(begin)
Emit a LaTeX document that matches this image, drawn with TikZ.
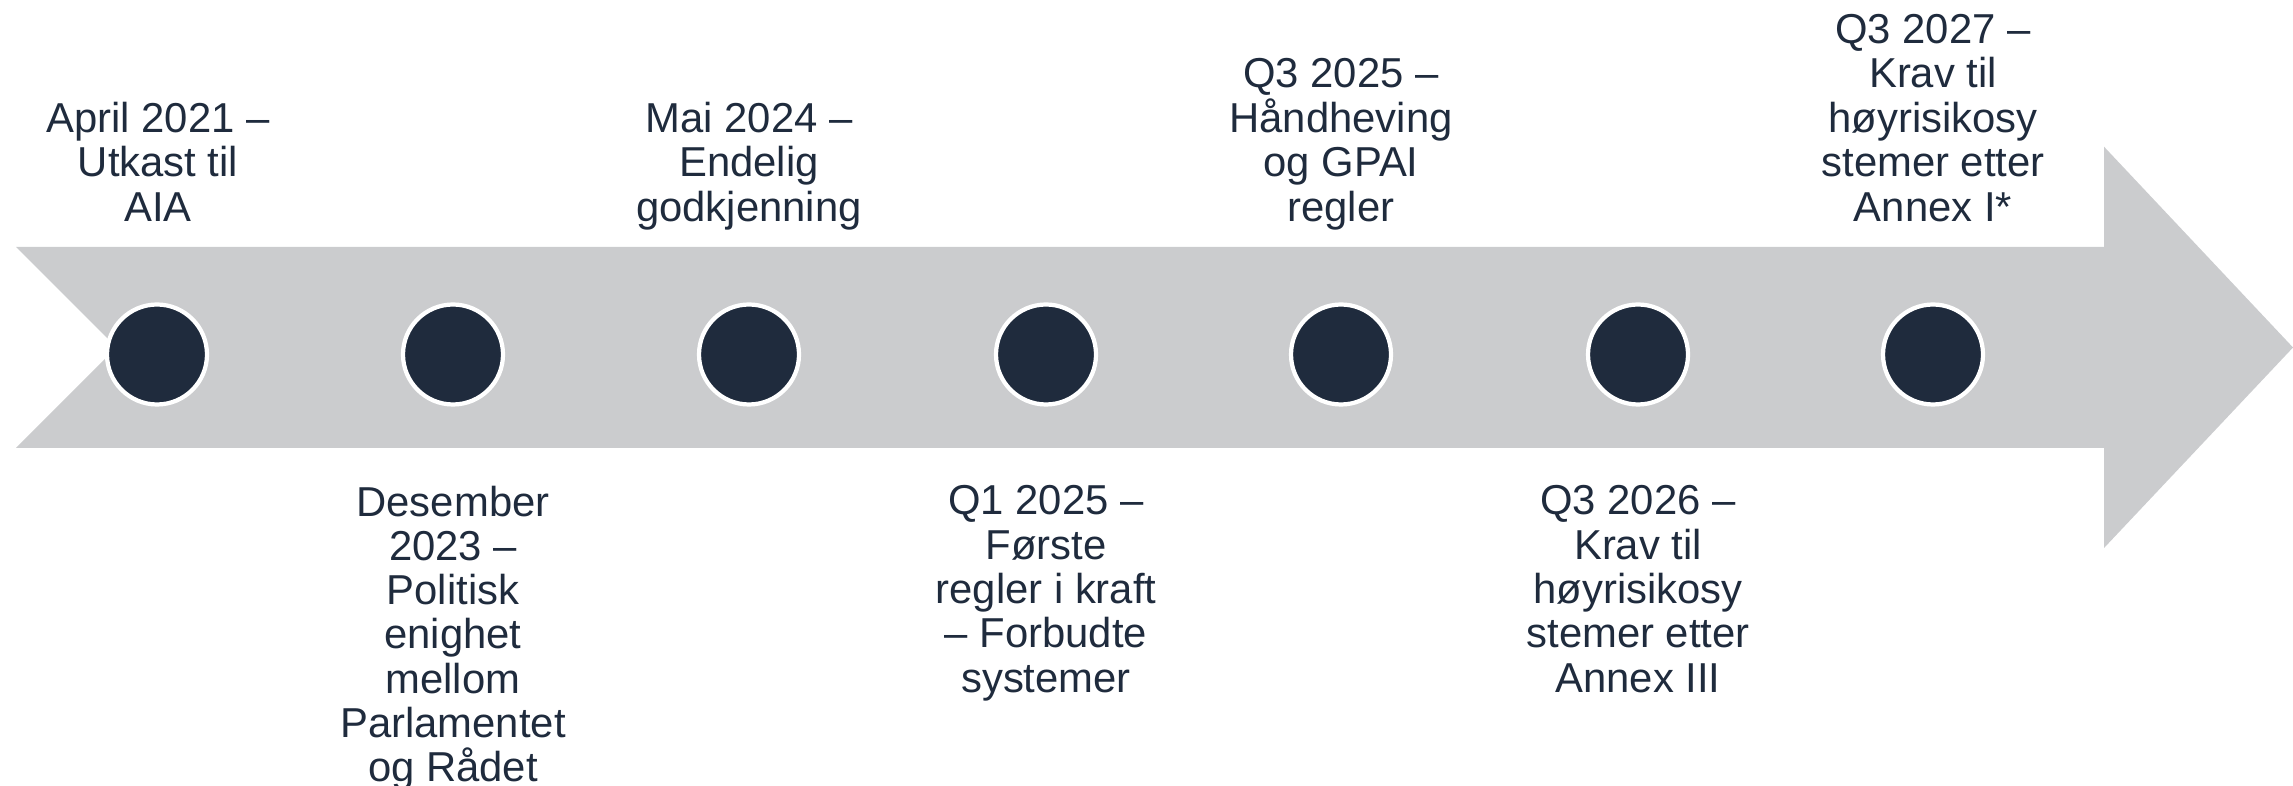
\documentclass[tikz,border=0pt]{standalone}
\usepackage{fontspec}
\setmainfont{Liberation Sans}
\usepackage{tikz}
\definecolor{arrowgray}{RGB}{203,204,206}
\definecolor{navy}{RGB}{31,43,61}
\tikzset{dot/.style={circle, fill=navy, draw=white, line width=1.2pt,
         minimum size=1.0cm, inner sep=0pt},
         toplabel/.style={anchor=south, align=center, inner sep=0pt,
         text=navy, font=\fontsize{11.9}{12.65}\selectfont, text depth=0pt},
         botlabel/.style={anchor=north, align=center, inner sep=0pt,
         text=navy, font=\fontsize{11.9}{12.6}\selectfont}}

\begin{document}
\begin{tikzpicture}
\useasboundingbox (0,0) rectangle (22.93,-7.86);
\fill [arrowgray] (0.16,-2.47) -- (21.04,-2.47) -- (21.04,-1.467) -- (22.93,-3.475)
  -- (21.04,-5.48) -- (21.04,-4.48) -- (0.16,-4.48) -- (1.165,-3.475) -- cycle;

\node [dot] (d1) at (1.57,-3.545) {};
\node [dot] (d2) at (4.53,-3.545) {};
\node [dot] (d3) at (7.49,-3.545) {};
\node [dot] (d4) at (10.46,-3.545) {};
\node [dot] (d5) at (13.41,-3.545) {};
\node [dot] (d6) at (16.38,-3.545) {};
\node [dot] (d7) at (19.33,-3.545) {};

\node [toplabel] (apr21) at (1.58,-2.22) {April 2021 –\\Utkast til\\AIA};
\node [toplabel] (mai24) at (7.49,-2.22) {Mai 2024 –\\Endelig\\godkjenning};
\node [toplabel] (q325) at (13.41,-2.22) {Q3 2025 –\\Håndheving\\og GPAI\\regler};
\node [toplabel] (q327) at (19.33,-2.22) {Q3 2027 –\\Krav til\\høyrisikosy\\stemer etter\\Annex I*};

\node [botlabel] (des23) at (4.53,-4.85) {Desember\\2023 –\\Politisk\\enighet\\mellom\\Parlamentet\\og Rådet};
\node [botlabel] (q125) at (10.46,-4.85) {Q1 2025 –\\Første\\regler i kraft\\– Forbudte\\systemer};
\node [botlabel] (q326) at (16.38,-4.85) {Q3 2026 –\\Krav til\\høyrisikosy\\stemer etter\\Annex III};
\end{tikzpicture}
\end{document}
(end)
YOUR TASK>
Output the material word for word, omitting its pictures.

TASK RESULT>
Emit a LaTeX document that matches this image, drawn with TikZ.
\documentclass[tikz,border=0pt]{standalone}
\usepackage{fontspec}
\setmainfont{Liberation Sans}
\usepackage{tikz}
\definecolor{arrowgray}{RGB}{203,204,206}
\definecolor{navy}{RGB}{31,43,61}
\tikzset{dot/.style={circle, fill=navy, draw=white, line width=1.2pt,
         minimum size=1.0cm, inner sep=0pt},
         toplabel/.style={anchor=south, align=center, inner sep=0pt,
         text=navy, font=\fontsize{11.9}{12.65}\selectfont, text depth=0pt},
         botlabel/.style={anchor=north, align=center, inner sep=0pt,
         text=navy, font=\fontsize{11.9}{12.6}\selectfont}}

\begin{document}
\begin{tikzpicture}
\useasboundingbox (0,0) rectangle (22.93,-7.86);
\fill [arrowgray] (0.16,-2.47) -- (21.04,-2.47) -- (21.04,-1.467) -- (22.93,-3.475)
  -- (21.04,-5.48) -- (21.04,-4.48) -- (0.16,-4.48) -- (1.165,-3.475) -- cycle;

\node [dot] (d1) at (1.57,-3.545) {};
\node [dot] (d2) at (4.53,-3.545) {};
\node [dot] (d3) at (7.49,-3.545) {};
\node [dot] (d4) at (10.46,-3.545) {};
\node [dot] (d5) at (13.41,-3.545) {};
\node [dot] (d6) at (16.38,-3.545) {};
\node [dot] (d7) at (19.33,-3.545) {};

\node [toplabel] (apr21) at (1.58,-2.22) {April 2021 –\\Utkast til\\AIA};
\node [toplabel] (mai24) at (7.49,-2.22) {Mai 2024 –\\Endelig\\godkjenning};
\node [toplabel] (q325) at (13.41,-2.22) {Q3 2025 –\\Håndheving\\og GPAI\\regler};
\node [toplabel] (q327) at (19.33,-2.22) {Q3 2027 –\\Krav til\\høyrisikosy\\stemer etter\\Annex I*};

\node [botlabel] (des23) at (4.53,-4.85) {Desember\\2023 –\\Politisk\\enighet\\mellom\\Parlamentet\\og Rådet};
\node [botlabel] (q125) at (10.46,-4.85) {Q1 2025 –\\Første\\regler i kraft\\– Forbudte\\systemer};
\node [botlabel] (q326) at (16.38,-4.85) {Q3 2026 –\\Krav til\\høyrisikosy\\stemer etter\\Annex III};
\end{tikzpicture}
\end{document}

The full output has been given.